When making aliyah, most people buying a home tend to purchase in communities that have a nucleus of families with similar backgrounds and hashkafot, or world views. Such an arrangement offers immigrants a network of like-minded families, affording them educational, spiritual and social support. Sometimes, however, we meet clients who want to either hit the “reset” button and start afresh, such as the Wall Street financier whose dream is to become a winemaker in the Golan, or merely a family desirous of moving north to a warm, accepting, quiet community. Both types often end up in unique communities such as Zichron Yaakov.
Located 20 miles south of Haifa, Zichron Yaakov is a charming city of 25,000 people situated on the southern end of the Carmel Mountain range. One of the oldest cities in modern Israel, it was established at the end of 1882 by 100 pioneers from Romania, members of the Hovevei Tzion—or Lovers of Zion—movement.

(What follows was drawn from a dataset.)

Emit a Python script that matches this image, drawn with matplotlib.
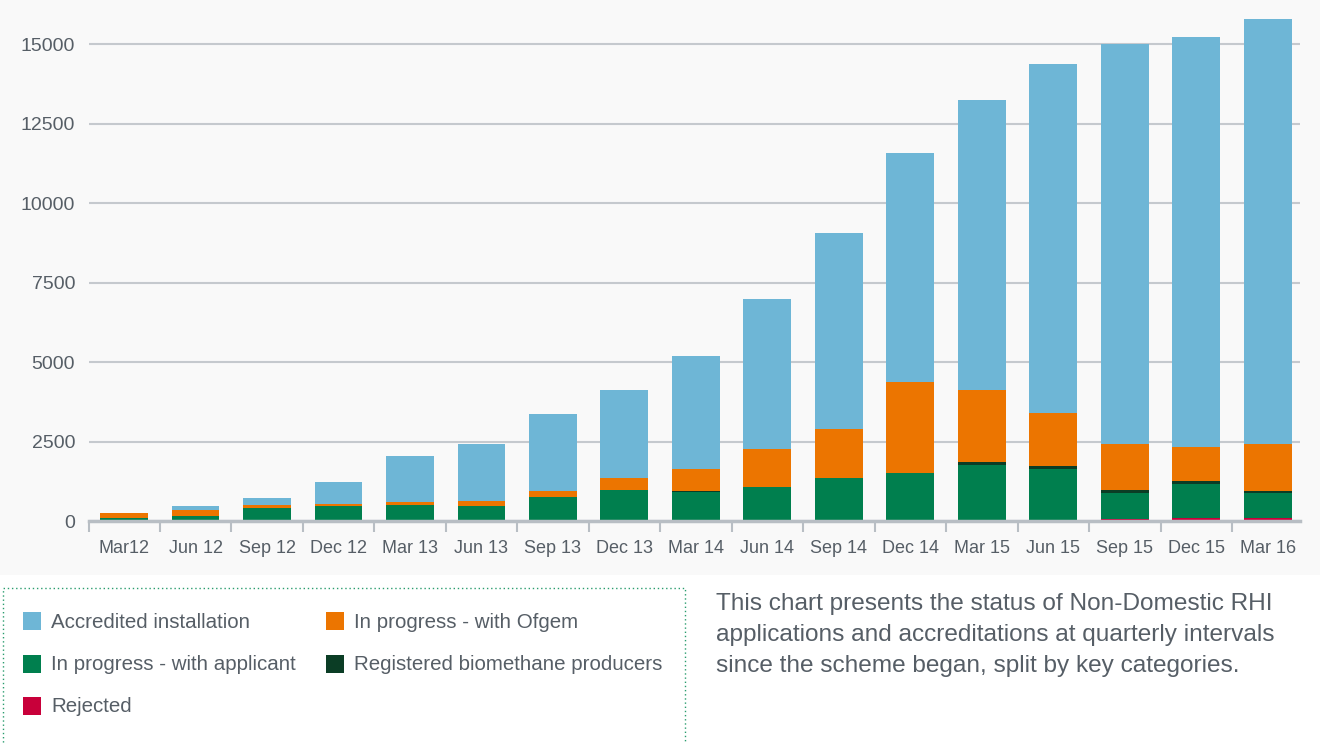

Hovevei Tzion was one of several organizations that gained traction in Europe in response to the waves of pogroms and openly anti-Semitic laws that had the cumulative effect of causing approximately 2,000,000 Jews to relocate, a minority of whom made their way to Israel.
Most of Zichron Yaakov’s original settlers were unable to survive the initial year, owing to the exceedingly challenging rocky terrain, which made farming practically impossible, coupled with an outbreak of malaria. However, Baron Edmond James de Rothschild, who was a winemaker, realized that the slopes of the Carmel mountain range offered superb wine-growing properties and decided to establish a winemaking town. He put all the farmers on salary and created a community-wide master plan comprising residential housing and farming lots. Baron Rothschild named the settlement in memory of his father James—or Yaakov—Mayer de Rothschild.
Soon thereafter, Rothschild founded Carmel Winery, which was the first winery in Israel. The winery, as well as the huge wine cellars that were carved into the mountain over a century ago, are still in use today.
Modern Zichron Yaakov oozes with charm, boasting a quaint brick-paved downtown district, stunning views of the Mediterranean Sea, attractive parks, beautiful homes, lovely neighborhoods and good schools. Accordingly, it has become a desirable bedroom community for the hi-tech hubs and universities in Haifa. It also has become a magnet to olim: Approximately 10 percent of its residents immigrated to Israel within the past 15 years.
What makes Zichron Yaakov particularly unique, though, is its religious landscape. The city comprises all stripes and colors from yeshivish on one end of the spectrum all the way to non-religious, with many shades of religious observance in between: There are two charedi communities, many traditional dati leumi—or national-religious—synagogues, egalitarian synagogues, a Conservative synagogue and a Reform community. Such a wide range of religious observance in a small Israeli town is unique, but what is truly rare is the strong interaction among the sub-groups. The city’s rabbinic and professional leadership work hard to nurture communal Shalom Bayit by fostering open dialogue among the members of the various communities.
Real estate is more expensive in Zichron Yaakov than most northern cities but is reasonable compared to large cities such as Jerusalem and Tel Aviv. Prices range from under $400,000 for a two-bedroom apartment to around $500,000 for a townhouse, to $800,000 and up for private homes. Unlike many Israeli communities, the houses are not cookie-cutter—or “tract”—homes built from the same mold; rather, each private home has its own unique character.
It’s easy to understand why many people looking for something different fall in love with this delightful town.